Of the students, 9.8% rarely and 3.3% of
them never or almost never experienced the longing for something more.
Being offended and nursing or sustaining the sense of being offended as
the strategies of reinforcing the Ego also had a diminishing tendency
among many of the college students (rarely: 6.5%, never or almost never
2.6%; nursing the sense of being offended: rarely 5.2%, never or almost
never 2.6%). The prevalence of experiencing the sense of “I am right” as
a strategy of sustaining and reinforcing the Ego also diminished
considerably among college students. Of those college students, 5.2% of
them rarely and 3.3% of them never or almost never experience this
emotion. Of the college students, 7.8% rarely experience the
recklessness and dissatisfaction rooted in dissatisfied want and
desires, and 1.3% of them almost never do. The withdrawal of the Ego was
the least spectacular at complaining (rarely 2.6%, never or almost
never 1.3% of them complain) and boasting (2.1% boast rarely, 0.7% never
or almost never do so).
The prevalence of Transcending the functions of Ego was the least common among the components of the Conscious Alertness.
Within that dimension, transcending
thinking and emotions were the most frequent patterns of behavior. 3.3%
of the students experience this impression daily and 2% several times a
day. Of the students, 2.6% have the impression that their thoughts and
emotions constitute only a small fragment of their real personalities,
and 0.7% of them encounter this feeling several times a day. In the
frequency of occurrence, this was followed by the detachment from
external things, which was experienced by 3.2% of the students every day
and 0.7% of them several times a day.
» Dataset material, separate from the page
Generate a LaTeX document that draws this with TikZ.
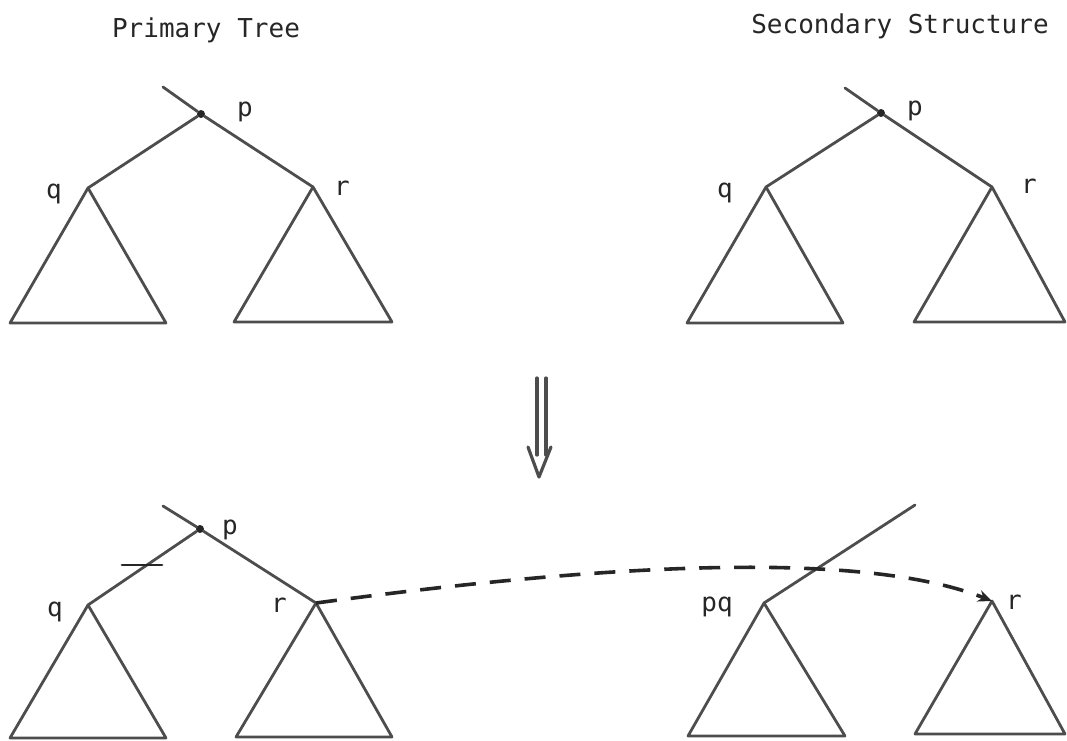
\documentclass[tikz,border=0pt]{standalone}
\usepackage{fontspec}
\setmonofont{DejaVu Sans Mono}
\usetikzlibrary{arrows.meta}
\definecolor{treegray}{HTML}{4D4D4D}
\definecolor{ink}{HTML}{262626}
\begin{document}
\begin{tikzpicture}[x=1pt,y=-1pt,
  edge/.style={line width=2.8pt, draw=treegray, line cap=round, line join=round},
  rootdot/.style={circle, fill=ink, inner sep=0pt, minimum size=8pt},
  lbl/.style={font=\ttfamily\fontsize{26}{30}\selectfont, text=ink, inner sep=0pt},
  ttl/.style={font=\ttfamily\fontsize{26}{30}\selectfont, text=ink, inner sep=0pt, anchor=base},
  move/.style={line width=3.6pt, draw=ink, dash pattern=on 21pt off 14pt, -{Stealth[length=14pt,width=12pt]}},
  implies/.style={line width=3.2pt, draw=treegray, line cap=round, line join=round}]
\useasboundingbox (0,0) rectangle (1067,740);

% titles
\node[ttl] (t1) at (206,37) {Primary Tree};
\node[ttl] (t2) at (900,33) {Secondary Structure};

% ---------- top-left: primary tree ----------
\node[rootdot] (A-p) at (201,114) {};
\coordinate (A-s) at (163,87);
\coordinate (A-q) at (88,188);
\coordinate (A-r) at (313,187);
\coordinate (A-q1) at (10,323);
\coordinate (A-q2) at (166,323);
\coordinate (A-r1) at (234,322);
\coordinate (A-r2) at (392,322);
\draw[edge] (A-s) -- (A-p);
\draw[edge] (A-p) -- (A-q);
\draw[edge] (A-p) -- (A-r);
\draw[edge] (A-q) -- (A-q1) -- (A-q2) -- cycle;
\draw[edge] (A-r) -- (A-r1) -- (A-r2) -- cycle;
\node[lbl] (A-pl) at (245,112) {p};
\node[lbl] (A-ql) at (54,194) {q};
\node[lbl] (A-rl) at (342,188) {r};

% ---------- top-right: secondary structure ----------
\node[rootdot] (B-p) at (881,113) {};
\coordinate (B-s) at (845,88);
\coordinate (B-q) at (766,187);
\coordinate (B-r) at (992,187);
\coordinate (B-q1) at (687,323);
\coordinate (B-q2) at (843,323);
\coordinate (B-r1) at (914,322);
\coordinate (B-r2) at (1065,322);
\draw[edge] (B-s) -- (B-p);
\draw[edge] (B-p) -- (B-q);
\draw[edge] (B-p) -- (B-r);
\draw[edge] (B-q) -- (B-q1) -- (B-q2) -- cycle;
\draw[edge] (B-r) -- (B-r1) -- (B-r2) -- cycle;
\node[lbl] (B-pl) at (915,111) {p};
\node[lbl] (B-ql) at (725,193) {q};
\node[lbl] (B-rl) at (1029,186) {r};

% ---------- implies arrow ----------
\coordinate (I-a1) at (537,378);
\coordinate (I-a2) at (537,455);
\coordinate (I-b1) at (546,378);
\coordinate (I-b2) at (546,455);
\coordinate (I-h1) at (528,447);
\coordinate (I-tip) at (539,477);
\coordinate (I-h2) at (551,447);
\draw[implies] (I-a1) -- (I-a2);
\draw[implies] (I-b1) -- (I-b2);
\draw[implies] (I-h1) -- (I-tip) -- (I-h2);

% ---------- bottom-left: primary tree after ----------
\node[rootdot] (C-p) at (200,529) {};
\coordinate (C-s) at (163,506);
\coordinate (C-q) at (88,605);
\coordinate (C-r) at (316,603);
\coordinate (C-q1) at (10,738);
\coordinate (C-q2) at (166,738);
\coordinate (C-r1) at (236,737);
\coordinate (C-r2) at (392,737);
\coordinate (C-t1) at (122,565);
\coordinate (C-t2) at (162,565);
\draw[edge] (C-s) -- (C-p);
\draw[edge] (C-p) -- (C-q);
\draw[edge] (C-p) -- (C-r);
\draw[edge] (C-q) -- (C-q1) -- (C-q2) -- cycle;
\draw[edge] (C-r) -- (C-r1) -- (C-r2) -- cycle;
\draw[edge, draw=ink] (C-t1) -- (C-t2);
\node[lbl] (C-pl) at (230,530) {p};
\node[lbl] (C-ql) at (55,612) {q};
\node[lbl] (C-rl) at (279,605) {r};

% ---------- bottom-right: secondary structure after ----------
\coordinate (D-pq) at (764,603);
\coordinate (D-s) at (915,505);
\coordinate (D-r) at (992,601);
\coordinate (D-q1) at (688,736);
\coordinate (D-q2) at (845,736);
\coordinate (D-r1) at (915,734);
\coordinate (D-r2) at (1065,734);
\draw[edge] (D-pq) -- (D-s);
\draw[edge] (D-pq) -- (D-q1) -- (D-q2) -- cycle;
\draw[edge] (D-r) -- (D-r1) -- (D-r2) -- cycle;
\node[lbl] (D-pql) at (717,607) {pq};
\node[lbl] (D-rl) at (1014,602) {r};

% ---------- dashed move arrow ----------
\draw[move] (C-r) .. controls (560,570) and (850,545) .. (D-r);

\end{tikzpicture}
\end{document}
Students appeared to be least
capable of transcending the perpetual operation of thinking; only 1.4%
of them experienced that the stream of their thinking was aimless and
repetitive.
Eckhart Tolle argues that the emergence
of the Conscious Alertness is relatively independent of gender; it
appears in men as well as in women.
Our research findings underpin this
opinion, as we were unable to reveal any considerable difference between
the genders in any of the dimensions of Conscious Alertness.